The defendant complains of the refusal of the court to comply with its request to instruct the jury that, by reason of the provision in the specifications that the contractor was to carry on his work with reasonable rapidity consistent with thorough workmanship and to the complete satisfaction of the owner, the plaintiffs could recover nothing because the work was not done to the satisfaction of the owner.
Even if it be assumed that this language of the specifications concerning the satisfaction of the owner *624 refers to the character of the completed work as well as to its progress, the defendant was not entitled to the instruction requested. It had not pleaded dissatisfaction, and it was incumbent upon it to do so, if it desired to rely upon that defense. Its denial of the plaintiffs' general allegation of performance, save in the particulars where there had been changes at the defendant's request, was not sufficient.
Furthermore, a provision, such as the one in question is said to be, is one which may be waived; and the defendant, by the course it pursued in taking possession of and using the warehouse, and in so pleading that the court and jury were asked to determine whether or not the contractors had performed their contract, and to award it damages for their failures in that regard, accomplished such waiver. Healy v. Fallon,
The defendant's third counterclaim presents a claim for special damages through injury to harvested tobacco, resulting from delay in the completion of the warehouse beyond the stipulated date. With respect to this claim the court's instruction was that there could be no recovery for this cause, for want of evidence furnishing any basis whatsoever for the estimation of damages beyond a mere guess. Giving the defendant the full benefit of a desired correction in the finding, so that the evidence touching this subject may be open to our examination, it appears that only two witnesses testified with reference to it, and that the testimony they gave was entirely theoretical and confined to possibilities or probabilities under conditions not shown to have existed. One of these witnesses was the man of all others who should have known of any harm which in fact befell the tobacco, and the extent of it, and yet his testimony was confined to the field of speculation, and avoided any statements of what had actually *625 occurred. The court's instruction was amply justified for the reason assigned.

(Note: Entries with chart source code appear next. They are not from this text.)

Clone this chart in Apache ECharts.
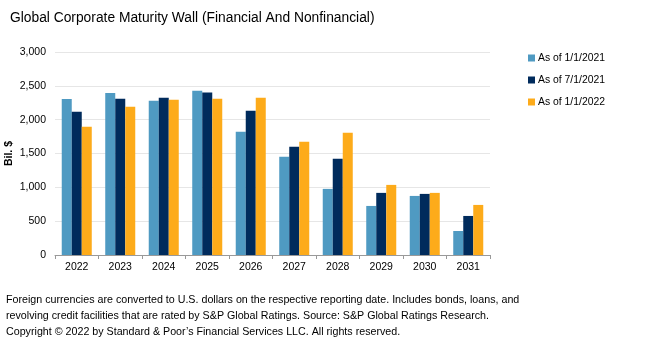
<!DOCTYPE html>
<html><head><meta charset="utf-8">
<script src="https://cdn.jsdelivr.net/npm/echarts@6/dist/echarts.min.js"></script>
<style>html,body{margin:0;padding:0;background:#fff;}#c{width:669px;height:352px;}</style>
</head><body><div id="c"></div>
<script>
const categories = ['2022','2023','2024','2025','2026','2027','2028','2029','2030','2031'];
const seriesNames = ['As of 1/1/2021','As of 7/1/2021','As of 1/1/2022'];
const s2021a = [2304, 2393, 2280, 2428, 1821, 1451, 977, 725, 873, 355];
const s2021b = [2117, 2309, 2324, 2403, 2131, 1599, 1421, 918, 903, 577];
const s2022a = [1895, 2191, 2294, 2309, 2324, 1673, 1806, 1036, 918, 740];
const colors = ['#4f9ac2', '#002b5c', '#fdab1a'];
const yTicks = [0, 500, 1000, 1500, 2000, 2500, 3000];
const noteLines = [
 'Foreign currencies are converted to U.S. dollars on the respective reporting date. Includes bonds, loans, and',
 'revolving credit facilities that are rated by S&P Global Ratings. Source: S&P Global Ratings Research.',
 'Copyright \u00a9 2022 by Standard & Poor\u2019s Financial Services LLC. All rights reserved.'
];
const font = 'Liberation Sans, Arial, sans-serif';
const chart = echarts.init(document.getElementById('c'), null, {renderer:'canvas'});
const data = [s2021a, s2021b, s2022a];
chart.setOption({
  animation:false,
  backgroundColor:'#fff',
  title:{text:'Global Corporate Maturity Wall (Financial And Nonfinancial)', left:5, top:6,
    textStyle:{fontFamily:font, fontSize:13.8, fontWeight:'normal', color:'#000'}},
  legend:{orient:'vertical', left:523, top:48, itemGap:12, itemWidth:7, itemHeight:7, icon:'rect',
    textStyle:{fontFamily:font, fontSize:10.4, color:'#000', padding:[0,0,0,-2]},
    data:seriesNames},
  grid:{left:55, right:179, top:52, bottom:97, containLabel:false, outerBoundsMode:'none'},
  xAxis:{type:'category', data:categories,
    axisLine:{lineStyle:{color:'#999'}},
    axisTick:{show:true, lineStyle:{color:'#999'}, length:4},
    axisLabel:{fontFamily:font, fontSize:10.5, color:'#000', margin:7}},
  yAxis:{type:'value', min:0, max:3000, interval:500,
    name:'Bil. $', nameLocation:'middle', nameGap:40, nameRotate:90, nameMoveOverlap:false,
    nameTextStyle:{fontFamily:font, fontSize:10.5, fontWeight:'bold', color:'#000'},
    axisLabel:{fontFamily:font, fontSize:10.5, color:'#000', margin:9,
      formatter:v=>v.toLocaleString('en-US')},
    splitLine:{lineStyle:{color:'#e6e6e6'}},
    axisLine:{show:false}, axisTick:{show:false}},
  series: seriesNames.map((n,i)=>({name:n, type:'bar', data:data[i], barGap:'0%', barCategoryGap:'31%',
    itemStyle:{color:colors[i]}})),
  graphic: noteLines.map((t,i)=>({type:'text', left:6, top:295+i*16,
    style:{text:t, font:'10.7px '+font, fill:'#000'}}))
});
</script></body></html>
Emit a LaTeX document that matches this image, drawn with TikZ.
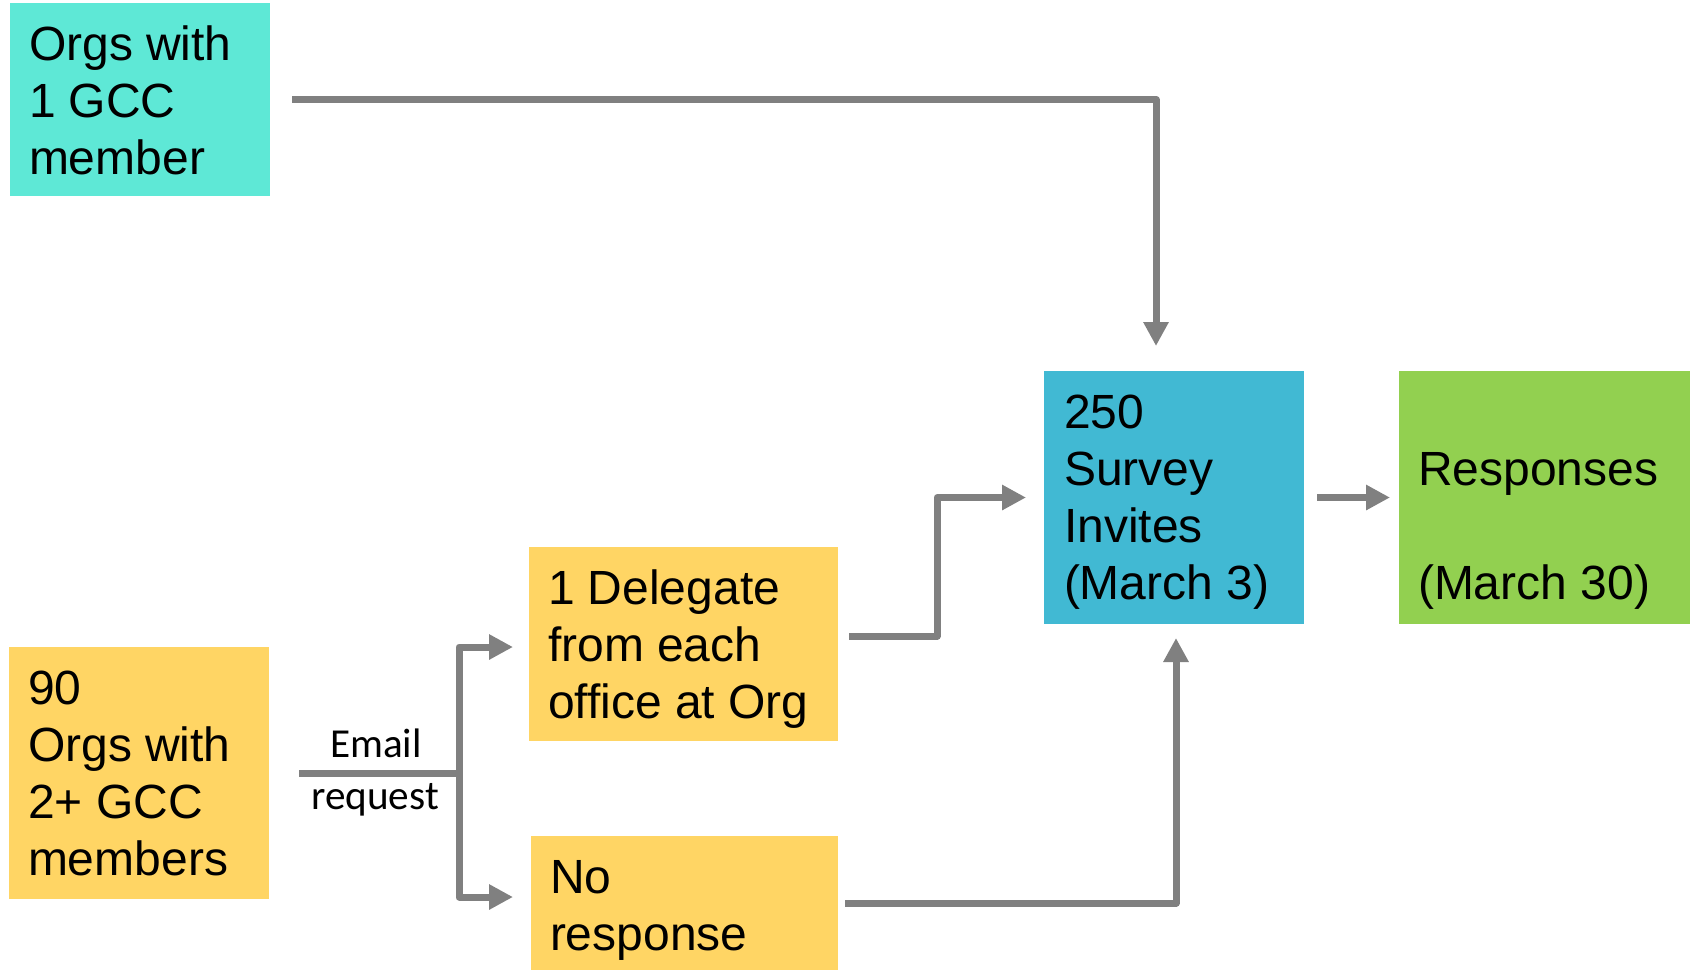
\documentclass[tikz,border=0pt]{standalone}
\usepackage{fontspec}
\setmainfont{Liberation Sans}
\newfontfamily\calibrifont{Carlito}
\usetikzlibrary{arrows.meta}
\definecolor{tealbox}{RGB}{94,232,214}
\definecolor{yellowbox}{RGB}{255,213,100}
\definecolor{bluebox}{RGB}{65,185,211}
\definecolor{greenbox}{RGB}{146,208,80}
\definecolor{linegray}{RGB}{128,128,128}
\tikzset{
  box/.style={anchor=north west, inner sep=0pt, outer sep=0pt, draw=none},
  txt/.style={anchor=base west, inner sep=0pt, outer sep=0pt},
  lab/.style={anchor=base, inner sep=0pt, font=\calibrifont\fontsize{20.6}{24}\selectfont},
  conn/.style={draw=linegray, line width=3.5pt, line join=round},
  arr/.style={conn, -{Triangle[length=12pt,width=12pt]}},
}
\newcommand{\boxtext}[2]{\parbox[t]{#1}{\raggedright\fontsize{24}{28.5}\selectfont #2}}
\begin{document}
\begin{tikzpicture}[x=0.5pt,y=-0.5pt]
\useasboundingbox (0,0) rectangle (1696,970);
% boxes
\node[box, fill=tealbox, minimum width=130pt, minimum height=96.5pt] (b1) at (10,3) {};
\node[box, fill=yellowbox, minimum width=130pt, minimum height=126pt] (b2) at (9,647) {};
\node[box, fill=yellowbox, minimum width=154.5pt, minimum height=97pt] (b3) at (529,547) {};
\node[box, fill=yellowbox, minimum width=153.5pt, minimum height=67pt] (b4) at (531,836) {};
\node[box, fill=bluebox, minimum width=130pt, minimum height=126.5pt] (b5) at (1044,371) {};
\node[box, fill=greenbox, minimum width=145.5pt, minimum height=126.5pt] (b6) at (1399,371) {};
% texts
\node[txt] (t1) at (29,60) {\boxtext{125pt}{Orgs with\\1 GCC\\member}};
\node[txt] (t2) at (28,704) {\boxtext{125pt}{90\\Orgs with\\2+ GCC\\members}};
\node[txt] (t3) at (548,604) {\boxtext{150pt}{1 Delegate\\from each\\office at Org}};
\node[txt] (t4) at (550,893) {\boxtext{150pt}{No\\response}};
\node[txt] (t5) at (1064,428) {\boxtext{125pt}{250\\Survey\\Invites\\(March 3)}};
\node[txt] (t6) at (1418,485) {\boxtext{140pt}{Responses\\\mbox{}\\(March 30)}};
% connectors
\draw[arr] ([xshift=11pt]b1.east) -| ([xshift=-9pt,yshift=12.5pt]b5.north);
\draw[conn] ([xshift=15pt]b2.east) -- ++(80pt,0) coordinate (j);
\draw[arr] (j) |- ([xshift=-8pt,yshift=-1.5pt]b3.west);
\draw[arr] (j) |- ([xshift=-9pt,yshift=3pt]b4.west);
\draw[arr] ([xshift=5.5pt,yshift=4pt]b3.east) -- ++(44pt,0) |- ([xshift=-9pt]b5.west);
\draw[arr] ([xshift=3.5pt]b4.east) -| ([xshift=1pt,yshift=-7pt]b5.south);
\draw[arr] ([xshift=6.5pt]b5.east) -- ([xshift=-4.5pt]b6.west);
% labels
\node[lab] (e1) at (376,757) {Email};
\node[lab] (e2) at (375,809) {request};
\end{tikzpicture}
\end{document}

But there is another even more conclusive one. These parties had in their contract liquidated the damages recoverable for any delay in the completion of the work. They had provided in the contract for a payment of $25 a day in that event. To be sure this provision describes this payment in the terms of a forfeiture. That, however, is of small consequence, since the intent of the parties to liquidate the uncertain amount of damage which would result to the defendant in the event of noncompletion is apparent, and the amount agreed upon was not unreasonable. In such case effect will be given to the intent, and the provision, whatever its peculiar phraseology, enforced as one for liquidated damages. 1 Sedgwick on Damages (9th Ed.) §§ 405, 408, 419; Tingley v. Cutler,
The appellant's complaint of the court's interpretation of the contract, to the effect that the qualifying clause in the provision relating to time of completion: "provided the work is not delayed by non-arrival of material and other causes beyond our control," applied to the time of the completion of the entire structure as well as to that of one half of it, is one which does not call for our consideration. The defendant, by its election not to proceed upon the first and second of its counterclaims, which sought recovery of the $25 perdiem payment, and to proceed upon its third, which sought recovery of special damages, deprived itself of any right it might have established to recover liquidated damages, and, the provision therefor having been made, no other or additional recovery could, as we have seen, have been had. The defendant, by force of the terms of the contract and the pleadings, was in no position to recover damages for delay in completion, whether in one form or the other, and could not, therefore, have been harmed by any instruction which concerned only the period of delay.
There is no error.
In this opinion the other judges concurred.